* _DATA LINES_

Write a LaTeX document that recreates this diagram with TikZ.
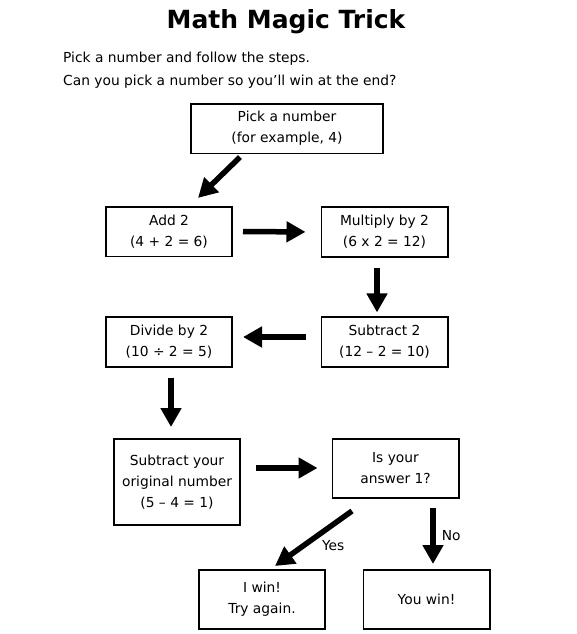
\documentclass[tikz,border=0pt]{standalone}
\usepackage{fontspec}
\setmainfont{DejaVu Sans}
\usetikzlibrary{arrows.meta}
\tikzset{
	mmt_text/.style = {align=center, inner sep=0pt, text centered,
		font=\fontsize{13.8}{21}\selectfont},
	mmt_box/.style = {mmt_text, rectangle, draw=black, line width=1.6pt,
		minimum width=126.4pt, minimum height=49.6pt},% boite d'etape
	mmt_arr/.style = {-{Triangle[length=19pt,width=20pt]},
		line width=5.5pt},% fleche epaisse
	mmt_lbl/.style = {font=\fontsize{13.8}{16}\selectfont, inner sep=2pt}% etiquette oui/non
}
\begin{document}
\begin{tikzpicture}[x=1pt,y=-1pt]
		\useasboundingbox (0,0) rectangle (576,634);
		\node [font=\fontsize{25}{28}\selectfont\bfseries, anchor=base] (title)
			at (286,29) {Math Magic Trick};
		\node [mmt_text, anchor=base west] (intro_a) at (63,63)
			{Pick a number and follow the steps.};
		\node [mmt_text, anchor=base west] (intro_b) at (63,85)
			{Can you pick a number so you'll win at the end?};
		% etapes
		\node [mmt_box, minimum width=192pt] (pick) at (287,128.5)
			{Pick a number\\(for example, 4)};
		\node [mmt_box] (add) at (169,231.5) {Add 2\\(4 + 2 = 6)};
		\node [mmt_box] (mult) at (384.5,232) {Multiply by 2\\(6 x 2 = 12)};
		\node [mmt_box] (div) at (169,342) {Divide by 2\\(10 ÷ 2 = 5)};
		\node [mmt_box] (sub_two) at (384.5,342) {Subtract 2\\(12 – 2 = 10)};
		\node [mmt_box, minimum height=86.4pt] (sub_orig) at (177,482)
			{Subtract your\\original number\\(5 – 4 = 1)};
		\node [mmt_box, minimum height=59.4pt] (ask) at (395.5,468.5)
			{Is your\\answer 1?};
		\node [mmt_box, minimum height=59.4pt] (i_win) at (262,599.5)
			{I win!\\Try again.};
		\node [mmt_box, minimum height=59.4pt] (you_win) at (426.5,599.5)
			{You win!};
		% fleches
		\draw [mmt_arr] ([xshift=-47pt,yshift=-3pt]pick.south)
			-- ([xshift=29pt,yshift=8pt]add.north);
		\draw [mmt_arr, shorten <=10pt, shorten >=15pt] (add.east) -- (mult.west);
		\draw [mmt_arr, shorten <=10pt, shorten >=4pt] ([xshift=-7.5pt]mult.south)
			-- ([xshift=-7.5pt]sub_two.north);
		\draw [mmt_arr, shorten <=15pt, shorten >=10pt] ([yshift=5pt]sub_two.west)
			-- ([yshift=5pt]div.east);
		\draw [mmt_arr, shorten <=10pt, shorten >=11pt] ([xshift=2pt]div.south)
			-- ([xshift=-6pt]sub_orig.north);
		\draw [mmt_arr, shorten <=15pt, shorten >=14pt] ([yshift=14pt]sub_orig.east)
			-- ([yshift=0.5pt]ask.west);
		\draw [mmt_arr] ([xshift=-43.5pt,yshift=-12pt]ask.south)
			-- ([xshift=13pt,yshift=3pt]i_win.north)
			node [mmt_lbl, pos=0.45, anchor=north west] (yes_lbl) {Yes};
		\draw [mmt_arr] ([xshift=37.5pt,yshift=-9pt]ask.south)
			-- ([xshift=6.5pt,yshift=5pt]you_win.north)
			node [mmt_lbl, midway, right=4pt] (no_lbl) {No};
\end{tikzpicture}
\end{document}
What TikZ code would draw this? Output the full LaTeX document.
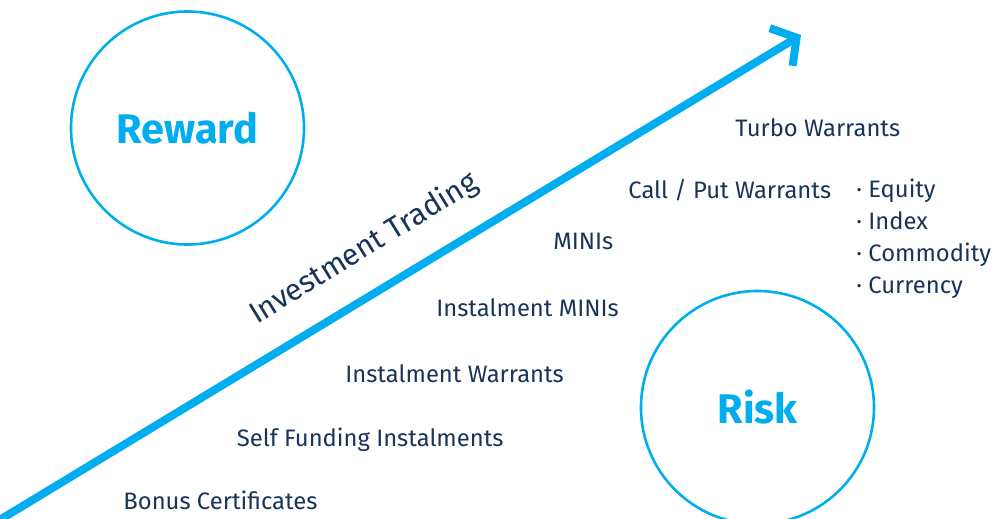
\documentclass[tikz,border=0pt]{standalone}
\usepackage{fontspec}
\setmainfont{Fira Sans}
\usetikzlibrary{arrows.meta}

\definecolor{skyblue}{RGB}{0,174,239}
\definecolor{navy}{RGB}{24,52,88}

\tikzset{
  product/.style={anchor=base west, inner sep=0pt, text=navy, font=\fontsize{11.9}{14}\selectfont},
  bubble/.style={circle, draw=skyblue, line width=1.3pt, minimum size=116.5pt, inner sep=0pt,
    text=skyblue, font=\fontsize{20.7}{24}\selectfont\bfseries},
  trend/.style={draw=skyblue, line width=4pt,
    -{Straight Barb[length=9pt, width=22pt, line join=miter, line cap=butt]}}
}

\begin{document}
\begin{tikzpicture}[x=0.5pt, y=-0.5pt]
  \useasboundingbox (0,0) rectangle (993,519);
  \clip (0,0) rectangle (993,519);

  % the two bubbles
  \node[bubble] (reward) at (187.5,128) {Reward};
  \node[bubble] (risk) at (757.5,407.5) {Risk};

  % the trend line
  \coordinate (low) at (-12,527);
  \coordinate (high) at (801,35);
  \draw[trend] (low) -- (high);
  \node[rotate=31.6, text=navy, font=\fontsize{15}{18}\selectfont] (trading) at (364,249) {Investment Trading};

  % products, from low to high
  \node[product] (bonus) at (123,509.5) {Bonus Certificates};
  \node[product] (selffund) at (236.5,447) {Self Funding Instalments};
  \node[product] (instwarr) at (345,383) {Instalment Warrants};
  \node[product] (instmini) at (436,317) {Instalment MINIs};
  \node[product] (minis) at (553,250) {MINIs};
  \node[product] (callput) at (628,198.5) {Call / Put Warrants};
  \node[product] (turbo) at (735,137) {Turbo Warrants};

  % underlyings
  \foreach \name/\txt [count=\i from 0] in {equity/Equity, index/Index, commodity/Commodity, currency/Currency}
    \node[product] (\name) at (856,198+32*\i) {·\ \txt};
\end{tikzpicture}
\end{document}
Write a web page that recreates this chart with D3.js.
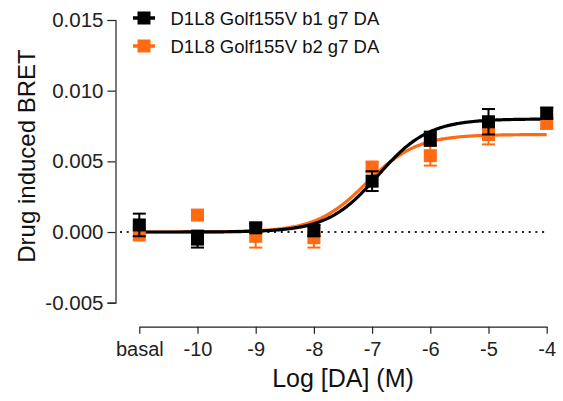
<!DOCTYPE html>
<html>
<head>
<meta charset="utf-8">
<script src="https://cdn.jsdelivr.net/npm/d3@7"></script>
<style>
  html, body { margin: 0; padding: 0; background: #fff; }
  svg { display: block; font-family: "Liberation Sans", Arial, sans-serif; }
</style>
</head>
<body>
<svg id="chart" width="563" height="401"></svg>
<script>
// Dose levels (log M); the basal condition sits one decade below -10
const doses = [-11, -10, -9, -8, -7, -6, -5, -4];
const xTickLabels = ["basal", "-10", "-9", "-8", "-7", "-6", "-5", "-4"];
const yTicks = [-0.005, 0, 0.005, 0.010, 0.015];
const yTickLabels = ["-0.005", "0.000", "0.005", "0.010", "0.015"];

const seriesNames = ["D1L8 Golf155V b1 g7 DA", "D1L8 Golf155V b2 g7 DA"];
const seriesColors = ["#000000", "#ff6a13"];

// Mean drug-induced BRET and SEM per dose
const b1Mean = [0.0005, -0.0005, 0.0003, 0.0001, 0.0036, 0.0066, 0.0078, 0.0084];
const b1Sem  = [0.0008, 0.0006, 0.0003, 0.0004, 0.0007, 0.0005, 0.0009, 0.0004];
const b2Mean = [-0.0001, 0.0012, -0.0003, -0.0004, 0.0046, 0.0054, 0.0069, 0.0077];
const b2Sem  = [0.0005, 0.0003, 0.0008, 0.0007, 0.0003, 0.0007, 0.0007, 0.0004];

// Sigmoidal dose-response fits: [bottom, top, logEC50, hill]
const b1Fit = [0.0, 0.0080, -6.9, 1.0];
const b2Fit = [0.0, 0.0069, -7.1, 1.0];

const svg = d3.select("#chart");

const x = d3.scaleLinear().domain([-11, -4]).range([139.3, 546.7]);
const y = d3.scaleLinear().domain([-0.005, 0.015]).range([302.7, 20]);

// Y axis
const yAxis = d3.axisLeft(y).tickValues(yTicks).tickSize(8).tickPadding(4)
  .tickFormat((d, i) => yTickLabels[i]);
const gy = svg.append("g").attr("transform", "translate(115.5,0)").call(yAxis);
gy.select(".domain").attr("stroke", "#222").attr("stroke-width", 1.2);
gy.selectAll(".tick line").attr("stroke", "#222").attr("stroke-width", 1.2);
gy.selectAll(".tick text").attr("font-size", 20.5).attr("fill", "#222")
  .attr("font-family", "Liberation Sans, Arial, sans-serif");

// X axis
const xAxis = d3.axisBottom(x).tickValues(doses).tickSize(7).tickPadding(8)
  .tickSizeOuter(0)
  .tickFormat((d, i) => xTickLabels[i]);
const gx = svg.append("g").attr("transform", "translate(0,326.7)").call(xAxis);
gx.select(".domain").attr("stroke", "#222").attr("stroke-width", 1.2);
gx.selectAll(".tick line").attr("stroke", "#222").attr("stroke-width", 1.2);
gx.selectAll(".tick text").attr("font-size", 20).attr("fill", "#222")
  .attr("font-family", "Liberation Sans, Arial, sans-serif");

// Axis titles
svg.append("text")
  .attr("x", 343).attr("y", 387)
  .attr("text-anchor", "middle")
  .attr("font-size", 25).attr("fill", "#111")
  .text("Log [DA] (M)");

svg.append("text")
  .attr("transform", "translate(35,156) rotate(-90)")
  .attr("text-anchor", "middle")
  .attr("font-size", 24).attr("fill", "#111")
  .text("Drug induced BRET");

// Zero reference line
svg.append("line")
  .attr("x1", 120).attr("x2", 545)
  .attr("y1", y(0)).attr("y2", y(0))
  .attr("stroke", "#222").attr("stroke-width", 2)
  .attr("stroke-dasharray", "2,4.7");

// Fitted curves
function sigmoid(p, xv) {
  const [bottom, top, ec50, hill] = p;
  return bottom + (top - bottom) / (1 + Math.pow(10, (ec50 - xv) * hill));
}
const curveX = d3.range(-11, -4 + 1e-9, 0.02);
const line = d3.line().x(d => x(d[0])).y(d => y(d[1])).curve(d3.curveLinear);

[[b2Fit, seriesColors[1]], [b1Fit, seriesColors[0]]].forEach(([p, c]) => {
  svg.append("path")
    .datum(curveX.map(v => [v, sigmoid(p, v)]))
    .attr("d", line)
    .attr("fill", "none")
    .attr("stroke", c)
    .attr("stroke-width", 3.2);
});

// Points with SEM error bars
const sq = 13, cap = 13;
function drawPoints(means, sems, color) {
  const g = svg.append("g");
  doses.forEach((d, i) => {
    const cx = x(d), m = means[i], s = sems[i];
    g.append("line")
      .attr("x1", cx).attr("x2", cx)
      .attr("y1", y(m - s)).attr("y2", y(m + s))
      .attr("stroke", color).attr("stroke-width", 2);
    [m - s, m + s].forEach(v => {
      g.append("line")
        .attr("x1", cx - cap / 2).attr("x2", cx + cap / 2)
        .attr("y1", y(v)).attr("y2", y(v))
        .attr("stroke", color).attr("stroke-width", 2);
    });
    g.append("rect")
      .attr("x", cx - sq / 2).attr("y", y(m) - sq / 2)
      .attr("width", sq).attr("height", sq)
      .attr("fill", color);
  });
}
drawPoints(b2Mean, b2Sem, seriesColors[1]);
drawPoints(b1Mean, b1Sem, seriesColors[0]);

// Legend
const legendY = [18, 46];
seriesNames.forEach((name, i) => {
  const g = svg.append("g").attr("transform", `translate(144,${legendY[i]})`);
  g.append("line").attr("x1", -11).attr("x2", 11).attr("y1", 0).attr("y2", 0)
    .attr("stroke", seriesColors[i]).attr("stroke-width", 3.5);
  g.append("rect").attr("x", -6.5).attr("y", -6.5).attr("width", 13).attr("height", 13)
    .attr("fill", seriesColors[i]);
  g.append("text").attr("x", 26.5).attr("y", 6.5)
    .attr("font-size", 18.5).attr("fill", "#111")
    .text(name);
});
</script>
</body>
</html>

* _STATED PROBLEM_
Tell how many lines in the material above include the word "that", giving the number only.

* _WORKED SOLUTION_
2